The following Letter Type A, or variations thereof, was submitted by individuals or entities.

Letter Type A:

Re: Comment on the Comprehensive Review of the Consolidated Audit Trail (CAT)
Dear Chairman Atkins and Commissioners,

I respectfully urge the Commission to preserve the Consolidated Audit Trail (CAT) in its essential form. The SEC’s concept release of April 2026 raises legitimate questions about cost and governance. However, the appropriate response to those concerns is targeted reform, NOT the elimination of the only surveillance infrastructure capable of protecting ordinary investors in modern US equity markets.

I. The CAT is the Minimum Viable Infrastructure for Investor Protection
Before the CAT existed, major market disruptions took years to investigate because order data was siloed across dozens of exchanges and brokers. Sophisticated bad actors exploited these gaps deliberately. Activity was spread across venues precisely because no single regulator could reconstruct a complete picture. The 2010 Flash Crash took five years to partially explain. Congress and the Commission recognised this failure and mandated a solution through Rule 613 in 2012.
Markets are faster, more complex, and more fragmented today than they were in 2012. The case for unified surveillance has grown stronger, not weaker. Reverting to pre-CAT infrastructure will re-create an environment in which large-scale manipulation is feasible and largely undetectable, or traceable.

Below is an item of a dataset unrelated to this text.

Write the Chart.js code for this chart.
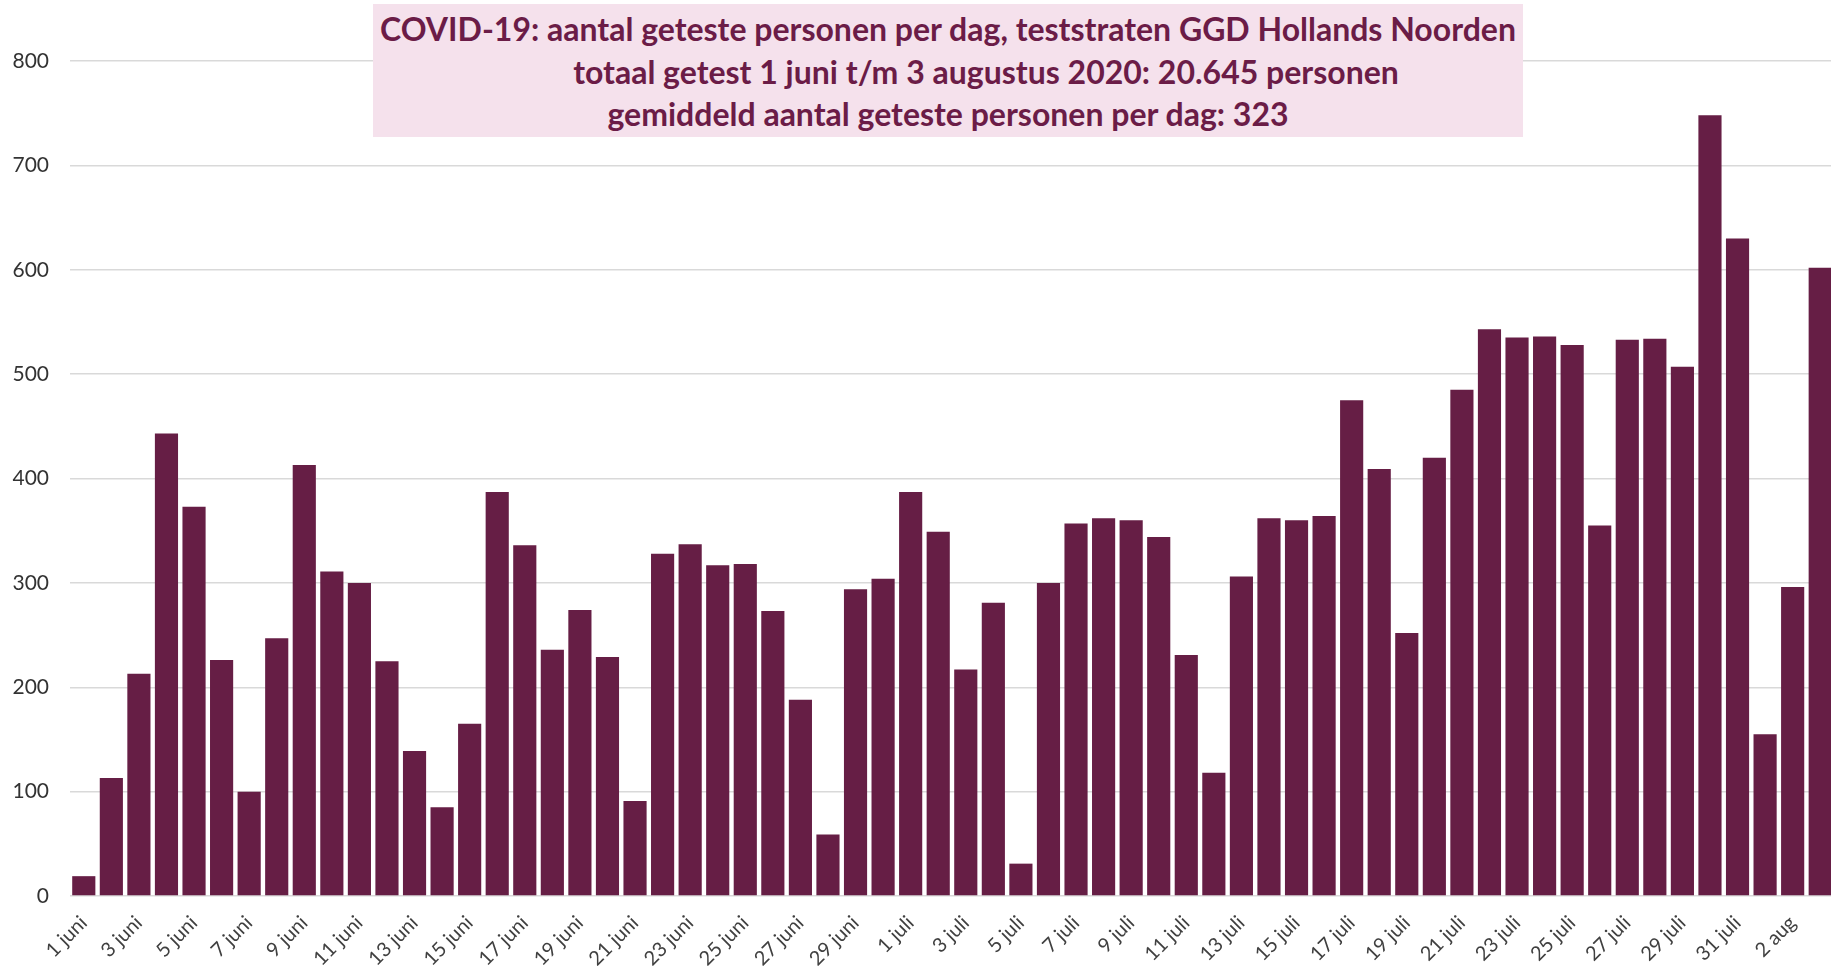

II. Three Dangers That Follow Closure

1. Market manipulation becomes undetectable.

Spoofing, layering, and coordinated price manipulation leave no visible trace to the retail investor watching a screen. They are only detectable when regulators can reconstruct the precise sequence of orders across every participant simultaneously. Without CAT, the SEC must revert to fragmented records, a system that sophisticated already actors know how to exploit. The retail investor, who has no access to order flow data at all, bears the cost of this information asymmetry.

2. Best execution obligations become unenforceable.

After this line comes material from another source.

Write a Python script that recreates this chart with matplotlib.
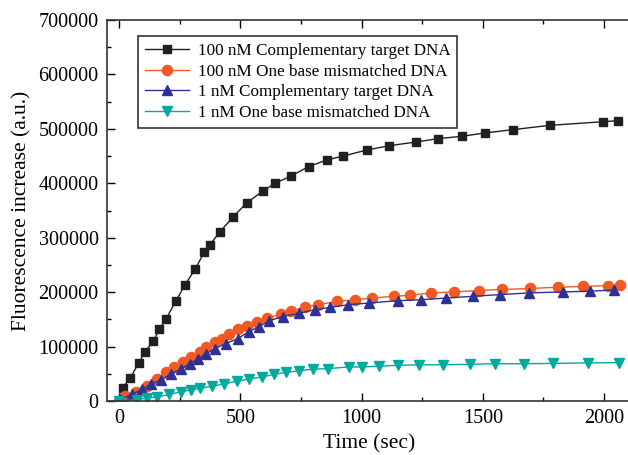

Every retail investor has a legal right to have their order routed to the best available price. CAT is the primary mechanism through which regulators can verify whether brokers are honouring that obligation or routing orders to venues that pay them more. Without it, payment-for-order-flow abuses and execution quality failures become moot, the evidence simply will not exist.

3. Removal of Deterrence

The most important effect of comprehensive surveillance is the activity it prevents rather than the activity it catches. Institutions that know every order is permanently recorded and traceable to a specific account make different decisions than those operating without oversight. Closing the CAT signals to every sophisticated market participant that they may manipulate markets with impunity. The integrity benefits of CAT are largely invisible precisely because they exist.

III. The Arguments for Closure Do Not Withstand Scrutiny

The Commission’s concept release identifies three areas of concern: cost, cybersecurity, and whether existing audit trails are sufficient. Each is legitimate. None justifies closure.

Cost: The SEC has already identified $50–$70 million in annual savings through operational reform. The cost per trade protected is a fraction of a cent against the billions in annual retail investor losses attributable to manipulation. The answer to cost concerns is continued optimisation, not elimination of the infrastructure.

Cybersecurity: A centralised data system does create a target and that risk deserves serious investment in security architecture. But every major financial system, from SWIFT to the Federal Reserve, holds sensitive data and protects it. The privacy risk of a breach is real. The privacy risk of undetectable manipulation without CAT is certain, it is simply less visible.

Adequacy of existing trails: Pre-CAT audit trails were exchange-specific and could not follow an order’s lifecycle across venues, link related accounts, or reconstruct cross-market activity. Modern manipulation specifically exploits the gaps between fragmented systems. CAT was built to close those gaps. No combination of pre-existing tools replicates that capability.

IV. Reform, Not Removal

The Commission has already demonstrated that meaningful cost reduction is achievable without compromising the CAT’s core surveillance function. The path forward is continued reform on cost, governance, and security. NOT a retreat from the principle that regulators require complete, unified order data to protect investors.

If the CAT is closed or structurally hollowed out, the beneficiaries will not be retail investors. They will be the sophisticated actors whose advantage grows when oversight contracts. Markets function when participants trust them, that trust is maintained through enforceable rules and demonstrable accountability. The CAT is not a regulatory luxury. It is the minimum infrastructure required for the Commission to fulfil its legal mandate.

I respectfully urge the Commission to maintain the CAT, reform its costs and governance where warranted, and reject any proposal that would leave investors without the protections that unified market surveillance provides.